We were only half way through our oysters when the other dishes started to arrive.  My friend ordered their ‘Lightly Grilled Local Squid Salad’, which came served with potato, egg yolk and paprika.  

It was absolutely stunning and the plate held the most tender squid I believe I’ve ever tasted. There was no chew, no objectionable texture. Had I closed my eyes and taken a bite of the dish I never would have guessed that it was squid. It was buttery, from the egg yolk, and tender, like soft noodles. The flavor was light and delicate, the cubes of potatoes adding the slightest bit of texture, was topped with a simple smattering of olive oil and smokey paprika. By this time, I believe we were both close to swooning off of our bar stools.

Then my plate of ‘Lightly Cured Artic Char’ was set in front of us and I was completely blown away by its composition. Pickled red onion, creme fraiche, fried bagel pieces, grated hard boil egg and caviar (Artic Char?) all set together on the plate so that each bite would contain all of the components. I wish I could have captured this dish into my memory better because I’m having the hardest time describing just how good it was. I can, however, easily say that it was unlike any lox plate I’ve had before it. More subtle than traditional lox, it was definitely enhanced by the bite of the pickled red onions and the pop and salt of the caviar.

But, those unsuspecting fried bagel bits. When the plate was set in front of us, my co-worker and I were talking about traditional New York style bagels. I quickly popped one of the fried bagel nuggets into my mouth and instantly put my hand on her arm and said, “And there it is.”  Perfectly chewy center, nice crunchy, seedy crust. The catch, though, is that it’s not even a bagel. It’s a flat bread that they make in house and prepare to look like little bagel pieces. You deceptive, magnificent bastards!

We weren’t done there, however.
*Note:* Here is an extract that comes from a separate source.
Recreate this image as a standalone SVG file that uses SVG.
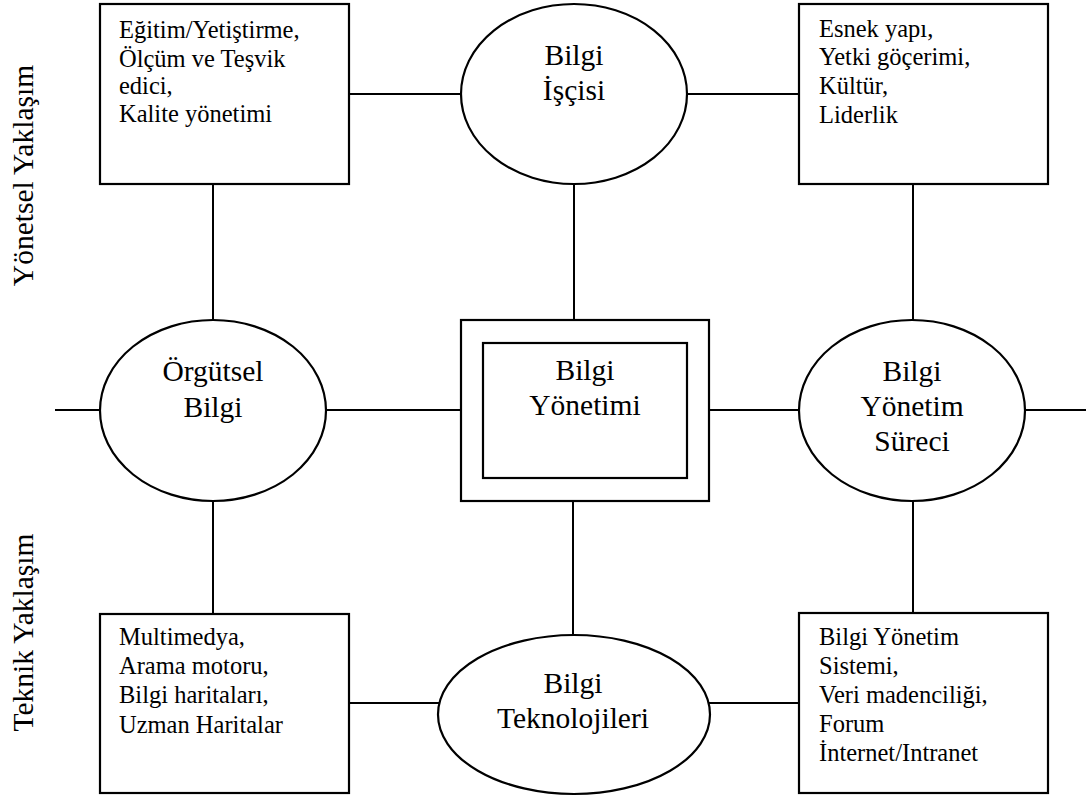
<svg xmlns="http://www.w3.org/2000/svg" width="1089" height="798" viewBox="0 0 1089 798">
  <style>
    .shape { fill: #fff; stroke: #000; stroke-width: 2.2; }
    .link { stroke: #000; stroke-width: 2; fill: none; }
    .box { font-size: 24.5px; fill: #000; }
    .big { font-size: 29.5px; fill: #000; text-anchor: middle; }
  </style>
  <rect width="1089" height="798" fill="#fff"/>

  <!-- connectors -->
  <g id="connectors" class="link">
    <line x1="349" y1="94" x2="461" y2="94"/>
    <line x1="687" y1="94" x2="799" y2="94"/>
    <line x1="213" y1="184" x2="213" y2="320"/>
    <line x1="574" y1="184" x2="574" y2="320"/>
    <line x1="913" y1="184" x2="913" y2="320"/>
    <line x1="55" y1="410" x2="100" y2="410"/>
    <line x1="326" y1="410" x2="461" y2="410"/>
    <line x1="709" y1="410" x2="799" y2="410"/>
    <line x1="1025" y1="410" x2="1086" y2="410"/>
    <line x1="213" y1="501" x2="213" y2="614"/>
    <line x1="573" y1="501" x2="573" y2="635"/>
    <line x1="913" y1="501" x2="913" y2="613"/>
    <line x1="349" y1="703" x2="439" y2="703"/>
    <line x1="709" y1="703" x2="799" y2="703"/>
  </g>

  <g font-family="'Liberation Serif', 'Times New Roman', Times, serif">
    <!-- side labels -->
    <g id="axis-labels">
      <text class="big" transform="translate(33,175.5) rotate(-90)">Yönetsel Yaklaşım</text>
      <text class="big" transform="translate(33,632.5) rotate(-90)">Teknik Yaklaşım</text>
    </g>

    <g id="node-hr">
      <rect class="shape" x="100" y="4" width="249" height="180"/>
      <text class="box"><tspan x="119" y="38">Eğitim/Yetiştirme,</tspan><tspan x="119" y="67">Ölçüm ve Teşvik</tspan><tspan x="119" y="94">edici,</tspan><tspan x="119" y="122">Kalite yönetimi</tspan></text>
    </g>

    <g id="node-knowledge-worker">
      <ellipse class="shape" cx="574" cy="94" rx="113" ry="90"/>
      <text class="big"><tspan x="574" y="65">Bilgi</tspan><tspan x="574" y="100">İşçisi</tspan></text>
    </g>

    <g id="node-organisation">
      <rect class="shape" x="799" y="4" width="249" height="180"/>
      <text class="box"><tspan x="819" y="37">Esnek yapı,</tspan><tspan x="819" y="65">Yetki göçerimi,</tspan><tspan x="819" y="94">Kültür,</tspan><tspan x="819" y="123">Liderlik</tspan></text>
    </g>

    <g id="node-organisational-knowledge">
      <ellipse class="shape" cx="213" cy="410.5" rx="113" ry="90.5"/>
      <text class="big"><tspan x="213" y="381">Örgütsel</tspan><tspan x="213" y="417">Bilgi</tspan></text>
    </g>

    <g id="node-knowledge-management">
      <rect class="shape" x="461" y="320" width="248" height="181"/>
      <rect class="shape" x="483" y="343" width="204" height="135"/>
      <text class="big"><tspan x="585" y="380">Bilgi</tspan><tspan x="585" y="415">Yönetimi</tspan></text>
    </g>

    <g id="node-km-process">
      <ellipse class="shape" cx="912" cy="410.5" rx="113" ry="90.5"/>
      <text class="big"><tspan x="912" y="381">Bilgi</tspan><tspan x="912" y="416">Yönetim</tspan><tspan x="912" y="451">Süreci</tspan></text>
    </g>

    <g id="node-tools">
      <rect class="shape" x="100" y="614" width="249" height="179"/>
      <text class="box"><tspan x="119" y="645">Multimedya,</tspan><tspan x="119" y="674">Arama motoru,</tspan><tspan x="119" y="703">Bilgi haritaları,</tspan><tspan x="119" y="733">Uzman Haritalar</tspan></text>
    </g>

    <g id="node-information-technologies">
      <ellipse class="shape" cx="574" cy="714.5" rx="136" ry="79.5"/>
      <text class="big"><tspan x="573" y="693">Bilgi</tspan><tspan x="573" y="728">Teknolojileri</tspan></text>
    </g>

    <g id="node-systems">
      <rect class="shape" x="799" y="613" width="249" height="180"/>
      <text class="box"><tspan x="819" y="645">Bilgi Yönetim</tspan><tspan x="819" y="674">Sistemi,</tspan><tspan x="819" y="703">Veri madenciliği,</tspan><tspan x="819" y="732">Forum</tspan><tspan x="819" y="761">İnternet/Intranet</tspan></text>
    </g>
  </g>
</svg>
There were two last glorious dishes to dig in to.

My friend ordered the “Fried Oyster Bun,” which was served in a bun very similar to those used in the pork belly buns at Pai Men. While she offered me a bite, I left it all to her as she went on about how perfectly fried and fresh the oysters were. She also really enjoyed the uber thinly sliced pickled tomatoes and onions that were served underneath. I believe her exact words were, “These are the perfect undergarments for the oysters.” 
My “Eventide Lobster Roll” was served with ample amounts of freshly cooked, still slightly warm, sweet lobster tossed in a house mayonnaise and the tiniest bits of dill. While I’m a fan of the more traditional style, toasted bun and all, this easily rises to the top of the best rolls I’ve had in the area. The soft, steamed bun  made me wonder if toasted buns are used more often as a way to counter a heavily (over)dressed lobster salad.  This roll didn’t need the textural contrast, in fact this roll was enhanced with a softer bun. It complimented the tenderness of the lobster and it all seemed to melt together with every bite. While they play with tradition a wee bit on the roll, I don’t think there’s a Mainer out there that wouldn’t put this towards the top of their list of local favorites. 
For most of our lunch, we saw a lot of this:

People gathering outside of the windows, peering in like we were on the inside of a fishbowl. It happened so many times that it made me laugh. I don’t know if it was the blue walls, the huge carved boulder that houses the oysters or the fact that they weren’t from the area, but they gathered in groups and every once in a while one would venture in to take a picture.  If my mouth wasn’t full most of the time, I would have yelled to them to stay, pull up a chair and start with a dozen.

But, I didn’t.

So, instead, I’m telling you: Go. Sit at the bar, be dazzled with envy with how effortlessly they make shucking look and enjoy some of the best seafood this area now has to offer.